Near-real-time Tracking Handled with Apache Kafka

May 21, 2019 • Jens Streck, Ross Twite, and Spencer Hanson

Visibility is a crucial factor when it comes to making customers happy. For example, when you order a pizza from Domino’s online, the entire process is visualized for you so you know what to expect. Amazon goes a step further by giving you a tracking code to monitor a package’s stops along the way before it reaches your front door. C.H. Robinson customers should be able to track their product’s location at all times. This requires us to handle a consistent flow of location updates from trucks, vessel, intermodal and air units around the world.

The Challenge

Before diving into the technical details of C.H. Robinson’s near-real-time tracking platform, let’s talk about the reason why this is a challenge. C.H. Robinson is a non-asset holding third party logistics company, which means that we own minimal assets such as trucks, planes, and vessels. How can we, in near-real-time, track millions of vehicles that we don’t even own? This is possible because in December 2015, Congress mandated that truck drivers have electronic logging devices (ELD) installed in their vehicles that allow near-real-time updates for things like GPS location, speed, direction, and even fuel-level. Ten years ago, near-real-time tracking of this volume was a pipe dream, but now vehicles are mandated to have ELDs installed, it quickly becomes a real possibility.

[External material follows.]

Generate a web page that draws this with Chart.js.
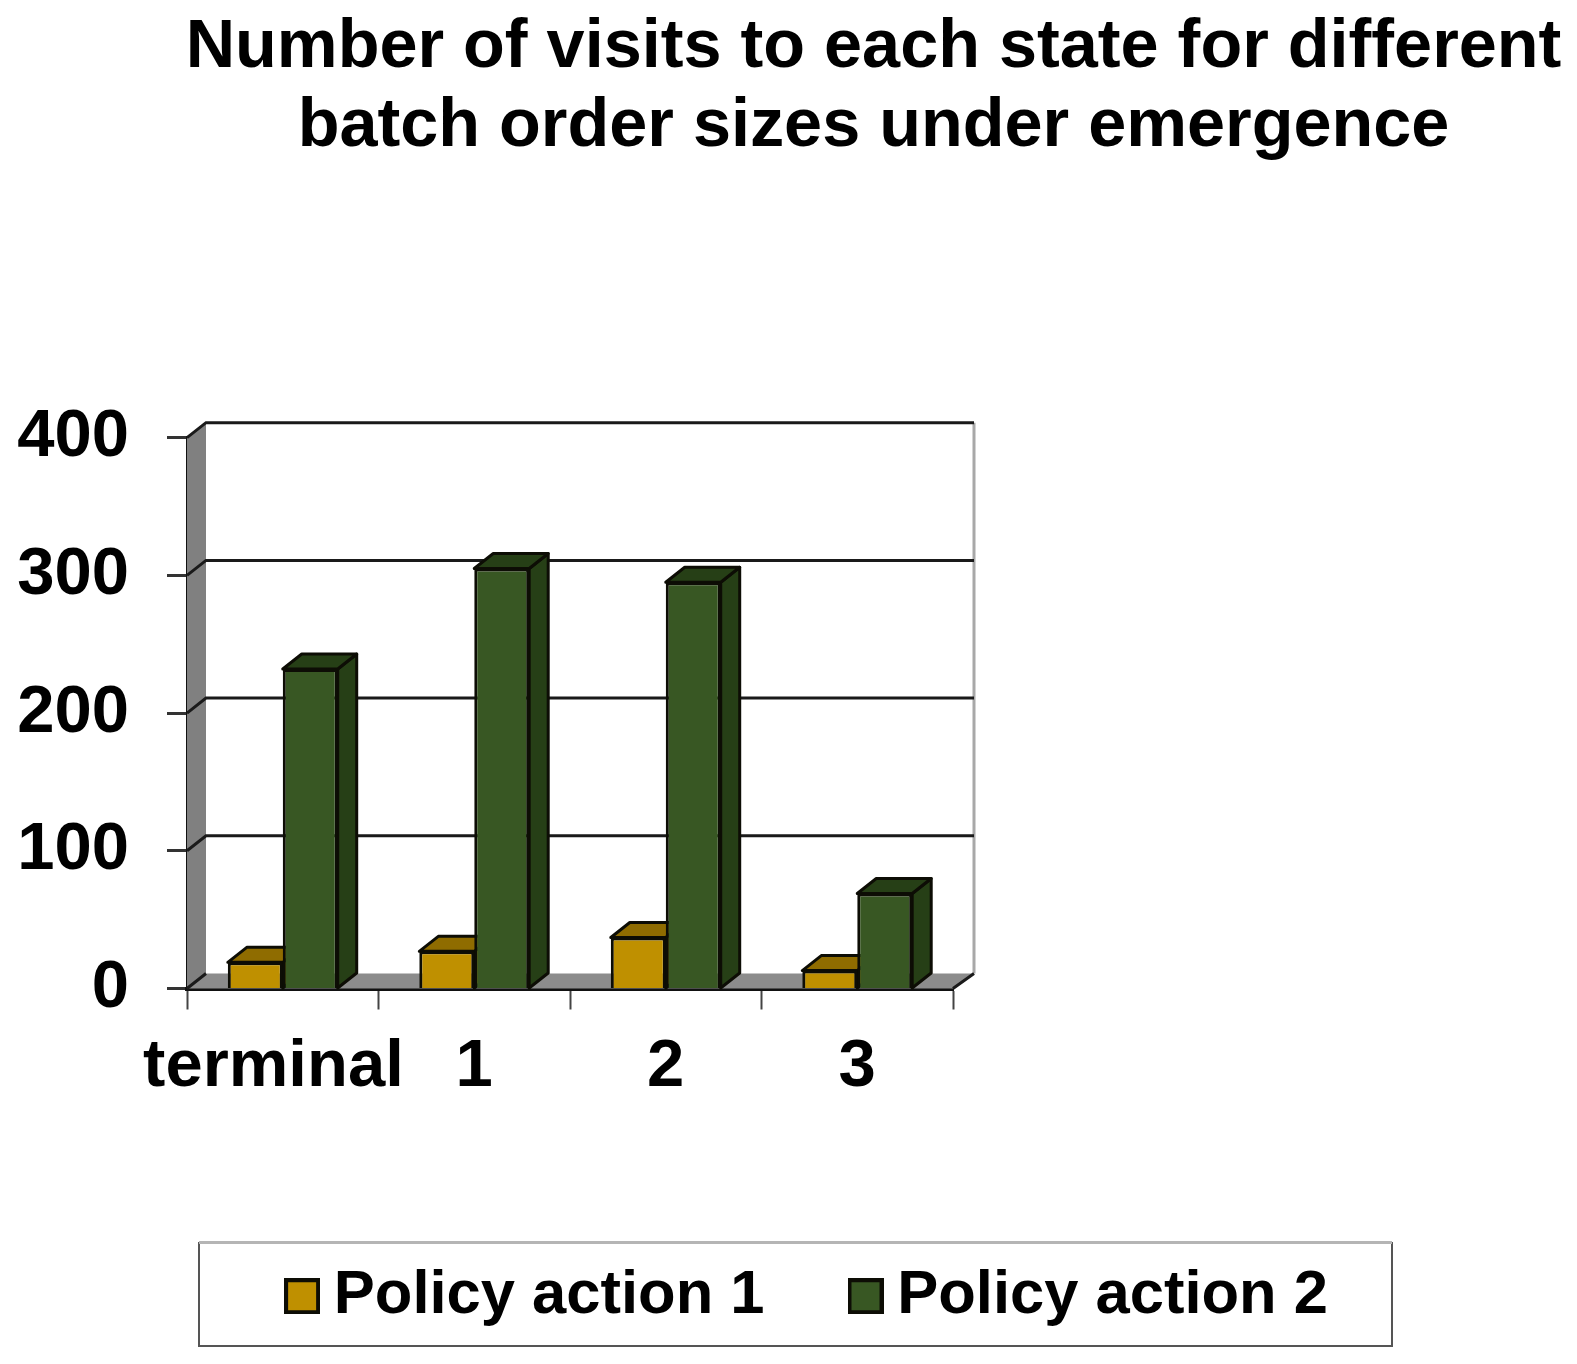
<!DOCTYPE html>
<html>
<head>
<meta charset="utf-8">
<title>Number of visits to each state</title>
<script src="https://cdn.jsdelivr.net/npm/chart.js@4"></script>
<style>
    html, body { margin: 0; padding: 0; background: #fff; }
    canvas { display: block; filter: blur(0.7px); }
</style>
</head>
<body>
<canvas id="visitsChart" width="1577" height="1364"></canvas>
<script>
const categories = ['terminal', '1', '2', '3'];
const action1Visits = [19, 27, 37, 13];
const action2Visits = [232, 305, 295, 69];
const seriesNames = ['Policy action 1', 'Policy action 2'];
const titleLines = ['Number of visits to each state for different', 'batch order sizes under emergence'];

// fake 3d depth of the excel style bars
const depthX = 19;
const depthY = 15;
const wallExtra = 2;
const edge = '#0d0d05';
const action1Faces = { front: '#bf9000', top: '#8f6c00', side: '#8f6c00' };
const action2Faces = { front: '#385723', top: '#263f16', side: '#263f16' };
const faces = [action1Faces, action2Faces];

function poly(ctx, pts, fill, stroke, lw) {
    ctx.beginPath();
    pts.forEach((p, i) => i ? ctx.lineTo(p[0], p[1]) : ctx.moveTo(p[0], p[1]));
    ctx.closePath();
    if (fill) {
        ctx.fillStyle = fill;
        ctx.fill();
    }
    if (stroke) {
        ctx.strokeStyle = stroke;
        ctx.lineWidth = lw;
        ctx.stroke();
    }
}

const swatches = faces.map(f => {
    const c = document.createElement('canvas');
    c.width = 36;
    c.height = 36;
    const g = c.getContext('2d');
    g.fillStyle = '#0d0d05';
    g.fillRect(0, 0, 36, 36);
    g.fillStyle = f.front;
    g.fillRect(4, 4, 28, 28);
    return c;
});

const room3d = {
    id: 'room3d',
    afterLayout(chart) {
        chart.titleBlock.left += 85;
        chart.titleBlock.right += 85;
        chart.legend.left += 26;
        chart.legend.right += 26;
        chart.legend.top -= 27;
    },
    beforeDatasetsDraw(chart) {
        const { ctx, chartArea: a, scales: { y } } = chart;
        const backRight = a.right + depthX + wallExtra;
        ctx.save();
        // left wall
        poly(ctx, [[a.left, a.top], [a.left + depthX, a.top - depthY], [a.left + depthX, a.bottom - depthY], [a.left, a.bottom]], '#808080');
        // floor
        poly(ctx, [[a.left, a.bottom], [a.left + depthX, a.bottom - depthY], [backRight, a.bottom - depthY], [a.right, a.bottom]], '#8c8c8c');
        // right edge of back wall
        ctx.strokeStyle = '#a8a8a8';
        ctx.lineWidth = 3;
        ctx.beginPath();
        ctx.moveTo(backRight, a.top - depthY);
        ctx.lineTo(backRight, a.bottom - depthY);
        ctx.stroke();
        // grid lines run along the back wall and step down the side wall
        ctx.strokeStyle = '#1a1a1a';
        ctx.lineWidth = 3;
        y.ticks.forEach(t => {
            const py = y.getPixelForValue(t.value);
            ctx.beginPath();
            ctx.moveTo(a.left, py);
            ctx.lineTo(a.left + depthX, py - depthY);
            if (t.value > 0) {
                ctx.lineTo(backRight, py - depthY);
            } else {
                ctx.moveTo(a.right, py);
                ctx.lineTo(backRight, py - depthY);
            }
            ctx.stroke();
        });
        // side and top faces go down first so the front faces cover them
        ctx.lineJoin = 'round';
        chart.data.datasets.forEach((ds, i) => {
            const f = faces[i];
            chart.getDatasetMeta(i).data.forEach(bar => {
                const right = bar.x + bar.width / 2;
                const left = bar.x - bar.width / 2;
                poly(ctx, [[right, bar.y], [right + depthX, bar.y - depthY], [right + depthX, bar.base - depthY], [right, bar.base]], f.side, edge, 3);
                poly(ctx, [[left, bar.y], [left + depthX, bar.y - depthY], [right + depthX, bar.y - depthY], [right, bar.y]], f.top, edge, 3);
            });
        });
        ctx.restore();
    },
    afterDraw(chart) {
        const { ctx } = chart;
        ctx.save();
        ctx.strokeStyle = '#555';
        ctx.lineWidth = 2;
        ctx.strokeRect(199, 1243, 1193, 103);
        ctx.fillStyle = '#b5b5b5';
        ctx.fillRect(199, 1241, 1193, 3);
        ctx.restore();
    }
};

document.addEventListener('DOMContentLoaded', () => {
    const ctx = document.getElementById('visitsChart');
    new Chart(ctx, {
        type: 'bar',
        data: {
            labels: categories,
            datasets: [
                { label: seriesNames[0], data: action1Visits, backgroundColor: action1Faces.front, borderColor: edge, borderWidth: 3 },
                { label: seriesNames[1], data: action2Visits, backgroundColor: action2Faces.front, borderColor: edge, borderWidth: 3 }
            ]
        },
        options: {
            responsive: false,
            animation: false,
            categoryPercentage: 0.574,
            barPercentage: 1,
            scales: {
                x: {
                    afterFit: scale => { scale.height = 204; },
                    grid: { drawOnChartArea: false, tickLength: 21, tickColor: '#444', tickWidth: 2 },
                    border: { color: '#111', width: 4 },
                    ticks: {
                        color: '#000',
                        padding: 18,
                        maxRotation: 0,
                        autoSkip: false,
                        font: { family: 'Liberation Sans', weight: 'bold', size: 67 },
                        // the first label sits a bit left of its slot in the original
                        callback(value, i) {
                            const label = this.getLabelForValue(value);
                            return i === 0 ? label + ' ' : label;
                        }
                    }
                },
                y: {
                    min: 0,
                    max: 400,
                    afterFit: scale => { scale.width = 187; },
                    grid: { drawOnChartArea: false, tickLength: 20, tickColor: '#333', tickWidth: 3 },
                    border: { color: '#111', width: 3 },
                    ticks: { stepSize: 100, color: '#000', padding: 38, font: { family: 'Liberation Sans', weight: 'bold', size: 67 } }
                },
                // empty axis, only keeps the plot in the left part of the page
                spacer: {
                    type: 'linear',
                    position: 'right',
                    afterFit: scale => { scale.width = 624; },
                    grid: { display: false },
                    border: { display: false },
                    ticks: { display: false }
                }
            },
            plugins: {
                tooltip: { enabled: false },
                title: {
                    display: true,
                    text: titleLines,
                    color: '#000',
                    font: { family: 'Liberation Sans', weight: 'bold', size: 68.4, lineHeight: 1.16 },
                    padding: { top: 8, bottom: 271 }
                },
                legend: {
                    position: 'bottom',
                    labels: {
                        color: '#000',
                        font: { family: 'Liberation Sans', weight: 'bold', size: 61.5 },
                        usePointStyle: true,
                        pointStyleWidth: 2,
                        boxHeight: 36,
                        padding: 100,
                        generateLabels(chart) {
                            const items = Chart.defaults.plugins.legend.labels.generateLabels(chart);
                            items.forEach((item, i) => { item.pointStyle = swatches[i]; });
                            return items;
                        }
                    }
                }
            }
        },
        plugins: [room3d]
    });
});
</script>
</body>
</html>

Overview of the Tracking-gateway

The tracking-gateway is a centralized application that handles the tracking data from many different ELD providers and makes the data available for other applications. The tracking-gateway is written in NodeJS, uses Apache Kafka for an event stream, and inserts to a MongoDB database. Every month, the tracking-gateway gets on average 105,000 start tracking requests, along with 10+ million GPS location updates.

What Is Kafka?

C.H. Robinson uses Apache Kafka to build near-real-time data streams. According to Kafka’s website, it is “scalable, fault-tolerant, and wicked fast.” Kafka is an excellent tool for handling a high volume of data streamed to different applications. It is great at making that data readily available, allowing us to provide near near-real-time updates to our customers for greater visibility to their products. It also scales horizontally. By utilizing the power of Kafka, it has helped us shape C.H. Robinson’s design of the tracking-gateway so that tracking data is ready for our customers as soon as possible.

How Kafka Shaped Our Tracking-gateway Design

Because C.H. Robinson is a non-asset holding company, we connect with many different tracking providers to get tracking locations on a global scale. Because every company has its own methods for receiving tracking data, C.H. Robinson has built individual solutions for each one to map data from their schemas to a generalized schema for our internal system. From this generalized schema, data is written to a Kafka topic. On the other end of the Kafka topic, a daemon exists that functions like a Kafka sink. This daemon will consume off of the Kafka topic and write the data into a database for other applications to access. During the design phase, it was decided to stay away from using an actual Kafka sink connector as it allows more control of database authentication and system health monitoring.

So Why Choose Kafka?

Adoption of Kafka is being utilized at C.H. Robinson more than ever. It gives the ability to handle a high volume of events coming through the stream. It also provides resilience for any time an application goes down. Kafka’s designed so, that if a broker server goes down, it will still be able to function with its remaining servers. With Kafka, you can get more near-real-time events which can help provide data to customers as soon as possible. While near-real-time tracking is one example of utilizing Kafka to its full potential, other solutions can use Kafka’s event stream capability.